(Charts and diagrams as code)
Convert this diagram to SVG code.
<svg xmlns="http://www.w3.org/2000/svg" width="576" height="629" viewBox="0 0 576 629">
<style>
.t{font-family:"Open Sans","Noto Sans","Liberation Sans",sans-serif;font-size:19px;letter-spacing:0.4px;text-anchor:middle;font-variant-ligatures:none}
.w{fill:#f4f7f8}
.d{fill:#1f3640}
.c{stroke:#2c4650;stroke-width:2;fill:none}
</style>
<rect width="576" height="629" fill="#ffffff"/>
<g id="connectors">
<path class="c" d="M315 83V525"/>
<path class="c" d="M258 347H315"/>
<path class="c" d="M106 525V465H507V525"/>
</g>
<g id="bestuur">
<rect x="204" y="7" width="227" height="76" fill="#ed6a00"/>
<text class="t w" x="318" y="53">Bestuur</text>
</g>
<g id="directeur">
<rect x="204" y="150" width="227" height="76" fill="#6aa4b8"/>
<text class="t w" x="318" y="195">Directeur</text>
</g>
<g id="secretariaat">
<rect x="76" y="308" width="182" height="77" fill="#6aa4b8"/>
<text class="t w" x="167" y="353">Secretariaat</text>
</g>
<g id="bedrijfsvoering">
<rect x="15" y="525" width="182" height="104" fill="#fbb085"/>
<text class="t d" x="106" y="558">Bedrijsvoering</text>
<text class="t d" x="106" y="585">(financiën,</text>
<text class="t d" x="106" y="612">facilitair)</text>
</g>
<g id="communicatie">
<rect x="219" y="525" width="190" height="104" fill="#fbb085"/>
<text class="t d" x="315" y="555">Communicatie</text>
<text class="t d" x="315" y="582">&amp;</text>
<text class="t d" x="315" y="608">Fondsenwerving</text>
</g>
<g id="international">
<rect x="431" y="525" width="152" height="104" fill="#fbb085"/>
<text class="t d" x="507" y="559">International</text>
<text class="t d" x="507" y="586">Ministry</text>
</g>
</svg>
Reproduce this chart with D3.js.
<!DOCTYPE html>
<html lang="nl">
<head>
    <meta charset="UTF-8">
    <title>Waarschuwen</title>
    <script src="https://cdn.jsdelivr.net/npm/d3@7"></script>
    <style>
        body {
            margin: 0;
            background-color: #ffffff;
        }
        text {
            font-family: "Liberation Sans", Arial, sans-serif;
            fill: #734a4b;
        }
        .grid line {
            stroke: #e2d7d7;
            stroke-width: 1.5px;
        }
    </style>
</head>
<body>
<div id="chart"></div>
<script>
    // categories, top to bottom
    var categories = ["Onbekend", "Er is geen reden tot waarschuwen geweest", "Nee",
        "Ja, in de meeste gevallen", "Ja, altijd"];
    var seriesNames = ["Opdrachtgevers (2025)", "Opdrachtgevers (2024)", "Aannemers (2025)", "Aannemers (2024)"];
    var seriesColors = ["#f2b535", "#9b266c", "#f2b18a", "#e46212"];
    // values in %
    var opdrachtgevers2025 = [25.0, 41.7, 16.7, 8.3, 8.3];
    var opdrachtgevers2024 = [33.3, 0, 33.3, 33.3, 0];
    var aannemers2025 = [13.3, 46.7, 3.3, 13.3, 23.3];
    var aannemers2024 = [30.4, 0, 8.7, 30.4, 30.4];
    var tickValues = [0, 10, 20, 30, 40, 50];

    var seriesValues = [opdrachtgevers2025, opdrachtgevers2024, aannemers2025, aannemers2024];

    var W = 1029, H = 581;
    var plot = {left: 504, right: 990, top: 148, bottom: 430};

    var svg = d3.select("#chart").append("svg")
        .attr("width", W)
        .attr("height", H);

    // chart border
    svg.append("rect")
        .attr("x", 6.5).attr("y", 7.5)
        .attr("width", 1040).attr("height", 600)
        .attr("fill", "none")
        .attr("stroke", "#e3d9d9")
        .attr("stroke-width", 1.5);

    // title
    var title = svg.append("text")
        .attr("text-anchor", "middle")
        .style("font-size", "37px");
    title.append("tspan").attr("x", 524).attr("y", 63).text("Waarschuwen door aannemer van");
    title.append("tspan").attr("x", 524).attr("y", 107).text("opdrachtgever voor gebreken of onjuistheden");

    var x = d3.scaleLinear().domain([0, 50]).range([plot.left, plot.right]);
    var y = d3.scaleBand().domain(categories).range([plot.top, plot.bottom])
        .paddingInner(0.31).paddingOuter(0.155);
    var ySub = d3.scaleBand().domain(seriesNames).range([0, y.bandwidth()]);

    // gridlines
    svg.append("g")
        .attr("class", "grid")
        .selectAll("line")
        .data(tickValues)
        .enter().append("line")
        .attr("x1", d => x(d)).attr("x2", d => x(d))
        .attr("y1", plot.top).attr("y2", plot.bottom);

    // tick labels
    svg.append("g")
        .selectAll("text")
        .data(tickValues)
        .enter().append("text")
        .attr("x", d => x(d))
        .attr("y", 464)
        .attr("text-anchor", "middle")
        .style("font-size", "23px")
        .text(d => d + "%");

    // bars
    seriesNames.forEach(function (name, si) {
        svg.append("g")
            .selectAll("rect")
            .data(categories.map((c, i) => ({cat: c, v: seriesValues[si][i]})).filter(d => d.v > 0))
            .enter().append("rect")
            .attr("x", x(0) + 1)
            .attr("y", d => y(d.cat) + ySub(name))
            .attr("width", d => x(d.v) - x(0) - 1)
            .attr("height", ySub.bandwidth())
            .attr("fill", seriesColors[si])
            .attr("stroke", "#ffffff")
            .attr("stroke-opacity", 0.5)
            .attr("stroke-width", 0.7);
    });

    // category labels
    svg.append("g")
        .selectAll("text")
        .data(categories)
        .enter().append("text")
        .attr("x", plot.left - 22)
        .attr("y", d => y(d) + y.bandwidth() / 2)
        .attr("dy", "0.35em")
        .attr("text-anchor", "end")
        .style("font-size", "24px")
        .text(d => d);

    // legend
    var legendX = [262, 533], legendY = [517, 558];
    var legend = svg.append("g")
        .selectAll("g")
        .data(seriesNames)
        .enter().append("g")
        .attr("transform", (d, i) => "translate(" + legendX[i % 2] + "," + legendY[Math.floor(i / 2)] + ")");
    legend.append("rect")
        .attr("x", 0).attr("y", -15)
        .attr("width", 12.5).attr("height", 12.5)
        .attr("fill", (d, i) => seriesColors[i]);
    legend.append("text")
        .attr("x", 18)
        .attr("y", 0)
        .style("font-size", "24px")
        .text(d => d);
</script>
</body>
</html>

Instruction: Write out every entry again, keeping each line exactly the same.

Reply to the task:
Convert this diagram to SVG code.
<svg xmlns="http://www.w3.org/2000/svg" width="576" height="629" viewBox="0 0 576 629">
<style>
.t{font-family:"Open Sans","Noto Sans","Liberation Sans",sans-serif;font-size:19px;letter-spacing:0.4px;text-anchor:middle;font-variant-ligatures:none}
.w{fill:#f4f7f8}
.d{fill:#1f3640}
.c{stroke:#2c4650;stroke-width:2;fill:none}
</style>
<rect width="576" height="629" fill="#ffffff"/>
<g id="connectors">
<path class="c" d="M315 83V525"/>
<path class="c" d="M258 347H315"/>
<path class="c" d="M106 525V465H507V525"/>
</g>
<g id="bestuur">
<rect x="204" y="7" width="227" height="76" fill="#ed6a00"/>
<text class="t w" x="318" y="53">Bestuur</text>
</g>
<g id="directeur">
<rect x="204" y="150" width="227" height="76" fill="#6aa4b8"/>
<text class="t w" x="318" y="195">Directeur</text>
</g>
<g id="secretariaat">
<rect x="76" y="308" width="182" height="77" fill="#6aa4b8"/>
<text class="t w" x="167" y="353">Secretariaat</text>
</g>
<g id="bedrijfsvoering">
<rect x="15" y="525" width="182" height="104" fill="#fbb085"/>
<text class="t d" x="106" y="558">Bedrijsvoering</text>
<text class="t d" x="106" y="585">(financiën,</text>
<text class="t d" x="106" y="612">facilitair)</text>
</g>
<g id="communicatie">
<rect x="219" y="525" width="190" height="104" fill="#fbb085"/>
<text class="t d" x="315" y="555">Communicatie</text>
<text class="t d" x="315" y="582">&amp;</text>
<text class="t d" x="315" y="608">Fondsenwerving</text>
</g>
<g id="international">
<rect x="431" y="525" width="152" height="104" fill="#fbb085"/>
<text class="t d" x="507" y="559">International</text>
<text class="t d" x="507" y="586">Ministry</text>
</g>
</svg>
Reproduce this chart with D3.js.
<!DOCTYPE html>
<html lang="nl">
<head>
    <meta charset="UTF-8">
    <title>Waarschuwen</title>
    <script src="https://cdn.jsdelivr.net/npm/d3@7"></script>
    <style>
        body {
            margin: 0;
            background-color: #ffffff;
        }
        text {
            font-family: "Liberation Sans", Arial, sans-serif;
            fill: #734a4b;
        }
        .grid line {
            stroke: #e2d7d7;
            stroke-width: 1.5px;
        }
    </style>
</head>
<body>
<div id="chart"></div>
<script>
    // categories, top to bottom
    var categories = ["Onbekend", "Er is geen reden tot waarschuwen geweest", "Nee",
        "Ja, in de meeste gevallen", "Ja, altijd"];
    var seriesNames = ["Opdrachtgevers (2025)", "Opdrachtgevers (2024)", "Aannemers (2025)", "Aannemers (2024)"];
    var seriesColors = ["#f2b535", "#9b266c", "#f2b18a", "#e46212"];
    // values in %
    var opdrachtgevers2025 = [25.0, 41.7, 16.7, 8.3, 8.3];
    var opdrachtgevers2024 = [33.3, 0, 33.3, 33.3, 0];
    var aannemers2025 = [13.3, 46.7, 3.3, 13.3, 23.3];
    var aannemers2024 = [30.4, 0, 8.7, 30.4, 30.4];
    var tickValues = [0, 10, 20, 30, 40, 50];

    var seriesValues = [opdrachtgevers2025, opdrachtgevers2024, aannemers2025, aannemers2024];

    var W = 1029, H = 581;
    var plot = {left: 504, right: 990, top: 148, bottom: 430};

    var svg = d3.select("#chart").append("svg")
        .attr("width", W)
        .attr("height", H);

    // chart border
    svg.append("rect")
        .attr("x", 6.5).attr("y", 7.5)
        .attr("width", 1040).attr("height", 600)
        .attr("fill", "none")
        .attr("stroke", "#e3d9d9")
        .attr("stroke-width", 1.5);

    // title
    var title = svg.append("text")
        .attr("text-anchor", "middle")
        .style("font-size", "37px");
    title.append("tspan").attr("x", 524).attr("y", 63).text("Waarschuwen door aannemer van");
    title.append("tspan").attr("x", 524).attr("y", 107).text("opdrachtgever voor gebreken of onjuistheden");

    var x = d3.scaleLinear().domain([0, 50]).range([plot.left, plot.right]);
    var y = d3.scaleBand().domain(categories).range([plot.top, plot.bottom])
        .paddingInner(0.31).paddingOuter(0.155);
    var ySub = d3.scaleBand().domain(seriesNames).range([0, y.bandwidth()]);

    // gridlines
    svg.append("g")
        .attr("class", "grid")
        .selectAll("line")
        .data(tickValues)
        .enter().append("line")
        .attr("x1", d => x(d)).attr("x2", d => x(d))
        .attr("y1", plot.top).attr("y2", plot.bottom);

    // tick labels
    svg.append("g")
        .selectAll("text")
        .data(tickValues)
        .enter().append("text")
        .attr("x", d => x(d))
        .attr("y", 464)
        .attr("text-anchor", "middle")
        .style("font-size", "23px")
        .text(d => d + "%");

    // bars
    seriesNames.forEach(function (name, si) {
        svg.append("g")
            .selectAll("rect")
            .data(categories.map((c, i) => ({cat: c, v: seriesValues[si][i]})).filter(d => d.v > 0))
            .enter().append("rect")
            .attr("x", x(0) + 1)
            .attr("y", d => y(d.cat) + ySub(name))
            .attr("width", d => x(d.v) - x(0) - 1)
            .attr("height", ySub.bandwidth())
            .attr("fill", seriesColors[si])
            .attr("stroke", "#ffffff")
            .attr("stroke-opacity", 0.5)
            .attr("stroke-width", 0.7);
    });

    // category labels
    svg.append("g")
        .selectAll("text")
        .data(categories)
        .enter().append("text")
        .attr("x", plot.left - 22)
        .attr("y", d => y(d) + y.bandwidth() / 2)
        .attr("dy", "0.35em")
        .attr("text-anchor", "end")
        .style("font-size", "24px")
        .text(d => d);

    // legend
    var legendX = [262, 533], legendY = [517, 558];
    var legend = svg.append("g")
        .selectAll("g")
        .data(seriesNames)
        .enter().append("g")
        .attr("transform", (d, i) => "translate(" + legendX[i % 2] + "," + legendY[Math.floor(i / 2)] + ")");
    legend.append("rect")
        .attr("x", 0).attr("y", -15)
        .attr("width", 12.5).attr("height", 12.5)
        .attr("fill", (d, i) => seriesColors[i]);
    legend.append("text")
        .attr("x", 18)
        .attr("y", 0)
        .style("font-size", "24px")
        .text(d => d);
</script>
</body>
</html>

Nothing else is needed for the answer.